Mais Abou-Douma, depuis 2007, s’est adonné de plus en plus à la narration et à l’art des contes. Il avait besoin de partager tant de secrets et d’images du passé, pour s’en décharger. « J’ai subi une opération à coeur ouvert. Et j’ai passé ma convalescence en Allemagne. Un jour, le psychiatre m’a demandé d’être plus relax, car ce petit organe qu’est le coeur porte en lui tant de peines et de maux : la colère, la fatigue, alors, il faut lui réserver plutôt de la joie, le soigner. Et la narration m’a permis de me confesser, de me laisser aller ».

Abou-Douma livrait ainsi dans ses ouvrages des secrets et des images qu’il portait depuis sa vie en Haute-Egypte. Il racontait les histoires des êtres en chair et en os. Il partait du réel pour ensuite évoquer le mythe. « Je sais que mes personnages sont issus de la réalité. J’ai entendu parler d’eux ou je les ai rencontrés moi-même. Mais à un certain moment, on ne parvient plus à savoir si le conte narré est purement réel ou imaginaire ». Ses contes puisent souvent dans les traditions et les moeurs de la Haute-Egypte. Ils en tirent toute leur authenticité.
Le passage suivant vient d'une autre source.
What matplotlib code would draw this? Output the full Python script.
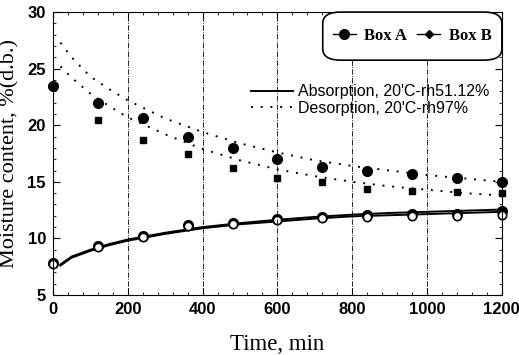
import matplotlib
matplotlib.use('Agg')
from matplotlib import pyplot as plt
from matplotlib.lines import Line2D
from matplotlib.patches import FancyBboxPatch

# measured points
time = [0, 120, 240, 360, 480, 600, 720, 840, 960, 1080, 1200]
des_a = [23.5, 22.0, 20.6, 19.0, 18.0, 17.0, 16.3, 16.0, 15.7, 15.3, 15.0]
des_b = [23.3, 20.5, 18.7, 17.5, 16.2, 15.3, 15.0, 14.4, 14.2, 14.1, 14.0]
abs_a = [7.8, 9.3, 10.2, 11.2, 11.4, 11.7, 11.9, 12.1, 12.2, 12.2, 12.4]
abs_b = [7.7, 9.2, 10.1, 11.1, 11.3, 11.6, 11.8, 11.9, 12.0, 12.0, 12.1]

# fitted curves
fit_t = [20, 50, 100, 150, 200, 300, 400, 500, 600, 700, 800, 900, 1000, 1100, 1200]
fit_des_a = [27.3, 26.0, 24.3, 23.2, 22.2, 20.6, 19.4, 18.4, 17.6, 16.9, 16.4, 16.0, 15.6, 15.3, 15.0]
fit_des_b = [25.2, 24.2, 22.8, 21.7, 20.7, 19.2, 17.9, 16.9, 16.1, 15.5, 15.0, 14.6, 14.3, 14.0, 13.8]
fit_abs_a = [7.7, 8.4, 9.0, 9.5, 9.9, 10.5, 11.0, 11.35, 11.65, 11.9, 12.1, 12.25, 12.35, 12.45, 12.55]
fit_abs_b = [7.6, 8.3, 8.9, 9.4, 9.8, 10.4, 10.9, 11.25, 11.5, 11.75, 11.95, 12.05, 12.15, 12.25, 12.35]

dots = (0, (1, 4))

fig = plt.figure(figsize=(5.19, 3.55), dpi=100)
ax = fig.add_axes([0.102, 0.169, 0.865, 0.797])

# curves
ax.plot(fit_t, fit_des_a, color='black', linestyle=dots, linewidth=1.4)
ax.plot(fit_t, fit_des_b, color='black', linestyle=dots, linewidth=1.4)
ax.plot(fit_t, fit_abs_a, color='black', linewidth=1.4)
ax.plot(fit_t, fit_abs_b, color='black', linewidth=1.4)

# points
ax.plot(time, des_a, 'o', color='black', markersize=7, clip_on=False)
ax.plot(time[1:], des_b[1:], 's', color='black', markersize=4.5, clip_on=False)
ax.plot(time, abs_a, 'o', color='black', markersize=7, clip_on=False)
ax.plot(time, abs_b, 'o', markerfacecolor='white', markeredgecolor='black',
        markeredgewidth=1.2, markersize=6, clip_on=False)

ax.set_xlim(0, 1200)
ax.set_ylim(5, 30)
ax.set_xticks([0, 200, 400, 600, 800, 1000, 1200])
ax.set_yticks([5, 10, 15, 20, 25, 30])
ax.set_xticks(range(0, 1201, 40), minor=True)
ax.set_yticks(range(5, 31, 1), minor=True)
ax.tick_params(direction='in', which='both', top=True, right=True)
ax.tick_params(which='major', length=5, pad=5)
ax.tick_params(which='minor', length=2.5)
for lab in ax.get_xticklabels() + ax.get_yticklabels():
    lab.set_fontfamily('Liberation Sans')
    lab.set_fontweight('bold')
    lab.set_fontsize(12)

for x in [200, 400, 600, 800, 1000]:
    ax.axvline(x, color='black', linestyle='-.', linewidth=0.6)

ax.set_xlabel('Time, min', fontfamily='Liberation Serif', fontsize=16.5, labelpad=12)
ax.set_ylabel('Moisture content, %(d.b.)', fontfamily='Liberation Serif', fontsize=16, labelpad=6)

# rounded box legend
box = FancyBboxPatch((0.601, 0.83), 0.399, 0.17, boxstyle='round,pad=0,rounding_size=0.04',
                     transform=ax.transAxes, facecolor='white', edgecolor='black',
                     linewidth=1.2, zorder=5, clip_on=False)
ax.add_patch(box)
h1 = Line2D([], [], color='black', marker='o', markersize=7, linewidth=1)
h2 = Line2D([], [], color='black', marker='D', markersize=4, linewidth=1)
leg1 = ax.legend([h1, h2], ['Box A', 'Box B'], ncol=2, frameon=False,
                 loc='center', bbox_to_anchor=(0.8, 0.915), handlelength=1.4,
                 columnspacing=0.6, handletextpad=0.5,
                 prop={'family': 'Liberation Serif', 'weight': 'bold', 'size': 12})
leg1.set_zorder(6)
ax.add_artist(leg1)

h3 = Line2D([], [], color='black', linewidth=1.4)
h4 = Line2D([], [], color='black', linestyle=dots, linewidth=1.4)
ax.legend([h3, h4], ['Absorption, 20\'C-rh51.12%', 'Desorption, 20\'C-rh97%'],
          frameon=False, loc='upper left', bbox_to_anchor=(0.41, 0.795),
          handlelength=2.6, handletextpad=0.3, labelspacing=0.1,
          prop={'family': 'Liberation Sans', 'size': 11.5})

fig.savefig('out.png', dpi=100)
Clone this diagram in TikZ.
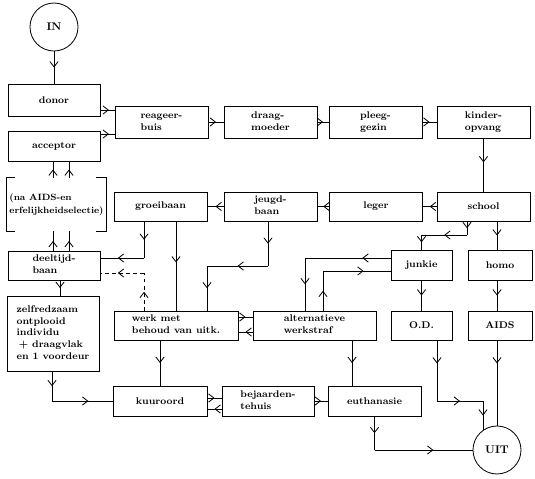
\documentclass[tikz,border=0pt]{standalone}
\usetikzlibrary{arrows.meta, decorations.markings}

% left-aligned block of lines, centred in its box
\newcommand{\stk}[1]{\begin{tabular}{@{}l@{}}#1\end{tabular}}

\begin{document}
\begin{tikzpicture}[
    x=0.03cm, y=-0.03cm,
    line width=0.7pt,
    box/.style={draw, minimum width=2.79cm, minimum height=0.9cm,
                inner sep=1pt,
                font=\fontsize{8.3}{10}\selectfont\bfseries},
    term/.style={draw, circle, minimum size=1.44cm, inner sep=0pt,
                 font=\fontsize{9.5}{11}\selectfont\bfseries},
    sel/.style={minimum width=2.97cm, minimum height=1.59cm, inner sep=0pt,
                font=\fontsize{7.8}{11}\selectfont\bfseries},
    arr/.style={postaction={decorate},
                decoration={markings, mark=at position #1 with
                  {\arrow{Straight Barb[length=4.5pt,width=7pt]}}}},
    arr/.default=0.5
]
  \useasboundingbox (0,0) rectangle (535,478);

  % begin and end
  \node[term] (in) at (54,27) {IN};
  \node[term] (uit) at (497,450) {UIT};

  % left column
  \node[box,minimum width=2.76cm,minimum height=0.96cm] (donor) at (54,100) {donor};
  \node[box,minimum width=2.76cm] (acceptor) at (54,146) {acceptor};
  \node[sel] (selectie) at (56.5,204.5) {\stk{(na AIDS-en\\erfelijkheidselectie)}};
  \node[box,minimum width=2.76cm,minimum height=0.87cm] (deeltijd) at (54,265.5) {\stk{deeltijd-\\baan}};
  \node[box,minimum width=2.76cm,minimum height=2.25cm] (zelf) at (53,333.5)
       {\stk{zelfredzaam\\ontplooid\\individu\\\hspace{2pt}+ draagvlak\\en 1 voordeur}};

  % top row
  \node[box,minimum height=0.96cm] (reageer) at (161.5,122) {\stk{reageer-\\buis}};
  \node[box,minimum height=0.96cm] (draag) at (270.5,122) {\stk{draag-\\moeder}};
  \node[box,minimum height=0.96cm] (pleeg) at (375.5,122) {\stk{pleeg-\\gezin}};
  \node[box,minimum height=0.96cm] (kinder) at (483.5,122) {\stk{kinder-\\opvang}};

  % second row
  \node[box,minimum height=0.87cm] (school) at (483.5,206.5) {school};
  \node[box,minimum height=0.87cm] (leger) at (376,206.5) {leger};
  \node[box,minimum height=0.87cm] (jeugd) at (270.5,206.5) {\stk{jeugd-\\baan}};
  \node[box,minimum height=0.87cm] (groei) at (160.5,206.5) {groeibaan};

  % right side
  \node[box,minimum width=1.83cm] (junkie) at (421.5,265) {junkie};
  \node[box,minimum width=1.92cm] (homo) at (500,265) {homo};
  \node[box,minimum width=1.83cm,minimum height=0.87cm] (od) at (421.5,325.5) {O.D.};
  \node[box,minimum width=1.92cm,minimum height=0.87cm] (aids) at (500,325.5) {AIDS};

  % work
  \node[box,minimum width=3.72cm,minimum height=0.87cm] (werk) at (176,325.5) {\stk{werk met\\behoud van uitk.}};
  \node[box,minimum width=3.69cm,minimum height=0.87cm] (alt) at (314.5,325.5) {\stk{alternatieve\\werkstraf}};

  % bottom row
  \node[box,minimum width=2.82cm] (kuur) at (160,401) {kuuroord};
  \node[box,minimum width=2.76cm] (bej) at (268,401) {\stk{bejaarden-\\tehuis}};
  \node[box] (euth) at (374.5,401) {euthanasie};

  % brackets round the selection
  \draw ([xshift=0.24cm]selectie.north west) -- (selectie.north west)
        -- (selectie.south west) -- ++(8,0);
  \draw ([xshift=-0.3cm]selectie.north east) -- (selectie.north east)
        -- (selectie.south east) -- ++(-10,0);

  % bends
  \coordinate (gb) at (144,258);
  \coordinate (wb) at (144,273);
  \coordinate (jb1) at (268,266);
  \coordinate (jb2) at (207,266);
  \coordinate (sj1) at (467,235);
  \coordinate (sj2) at (421.5,235);
  \coordinate (ja) at (305,258);
  \coordinate (aj) at (323,271);
  \coordinate (zk) at (52,401);
  \coordinate (ou) at (437,401);
  \coordinate (eu) at (euth.south |- uit.west);

  % arrows
  \draw[arr] (in) -- (donor);
  \draw[arr=0.6] (donor.east |- 0,110) -- (reageer.west |- 0,110);
  \draw[arr=0.6] (acceptor.east |- 0,134) -- (reageer.west |- 0,134);
  \draw[arr] (reageer) -- (draag);
  \draw[arr] (draag) -- (pleeg);
  \draw[arr] (pleeg) -- (kinder);
  \draw[arr=0.45] (kinder) -- (school);
  \draw[arr] (school) -- (leger);
  \draw[arr] (leger) -- (jeugd);
  \draw[arr] (jeugd) -- (groei);

  \draw[arr] (selectie.north -| 53,0) -- (acceptor.south -| 53,0);
  \draw[arr] (selectie.north -| 69,0) -- (acceptor.south -| 69,0);
  \draw[arr] (deeltijd.north -| 53,0) -- (selectie.south -| 53,0);
  \draw[arr] (deeltijd.north -| 69,0) -- (selectie.south -| 69,0);
  \draw[arr] (deeltijd.south -| 60,0) -- (zelf.north -| 60,0);

  \draw[arr] (groei.south -| gb) -- (gb);
  \draw[arr=0.6] (gb) -- (deeltijd.east |- gb);
  \draw[arr,dashed] (werk.north -| wb) -- (wb);
  \draw[arr=0.6,dashed] (wb) -- (deeltijd.east |- wb);
  \draw[arr=0.46] (groei.south -| 176,0) -- (werk.north -| 176,0);

  \draw[arr] (jeugd.south -| jb1) -- (jb1);
  \draw[arr] (jb1) -- (jb2);
  \draw[arr] (jb2) -- (werk.north -| jb2);

  \draw[arr] (school.south -| sj1) -- (sj1);
  \draw[arr] (sj1) -- (sj2);
  \draw[arr] (sj2) -- (junkie.north);
  \draw[arr] (school.south -| 497,0) -- (homo.north -| 497,0);
  \draw[arr] (junkie) -- (od);
  \draw[arr] (homo.south -| 497,0) -- (aids.north -| 497,0);

  \draw[arr=0.33] (junkie.west |- ja) -- (ja);
  \draw[arr] (ja) -- (alt.north -| ja);
  \draw[arr] (alt.north -| aj) -- (aj);
  \draw[arr=0.6] (aj) -- (junkie.west |- aj);

  \draw[arr] (werk.east |- 0,317) -- (alt.west |- 0,317);
  \draw[arr] (alt.west |- 0,332) -- (werk.east |- 0,332);
  \draw[arr] (werk.south -| kuur.north) -- (kuur.north);
  \draw[arr] (alt.south -| 352,0) -- (euth.north -| 352,0);

  \draw[arr] (zelf.south -| zk) -- (zk);
  \draw[arr=0.6] (zk) -- (kuur.west);
  \draw[arr] (kuur.east |- 0,398) -- (bej.west |- 0,398);
  \draw[arr] (bej.west |- 0,409) -- (kuur.east |- 0,409);
  \draw[arr] (bej) -- (euth);

  \draw[arr=0.38] (od.south -| ou) -- (ou);
  \draw[arr] (ou) -- (ou -| uit.125);
  \draw[arr] (ou -| uit.125) -- (uit.125);
  \draw[arr=0.27] (aids.south -| uit.north) -- (uit.north);
  \draw[arr] (euth.south -| eu) -- (eu);
  \draw[arr=0.6] (eu) -- (uit.west);
\end{tikzpicture}
\end{document}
Son dernier spectacle Aatab Al-Biyoute (paliers des maisons) est basé sur la narration intime, d’autres mystères de la Haute-Egypte se dévoilent encore. Il sera bientôt en tournée dans plusieurs festivals culturels et littéraires, en Allemagne et en Angleterre, en 2016 et 2017. « Je continue à écrire des contes et des nouvelles. Je suis tombé sur un trésor inépuisable : mes propres souvenirs sur la Haute-Egypte », conclut Abou-Douma.

Jalons :

17 juillet 1953 : Naissance au Caire.

1980 : Début de son séjour à Alexandrie, sa ville d’adoption.

1989 : Création de la troupe du théâtre alternatif.

1991 : Participation au lancement du mouvement du théâtre indépendant.

2012 : Fondation du Teatro d’Alexandrie.

2015 : Publication du recueil de nouvelles : Aatab Al-Biyoute (paliers des maisons).

2016 : Création du spectacle Aatab Al-Biyoute et participation à la célébration du jubilé d’argent du mouvement du théâtre indépendant.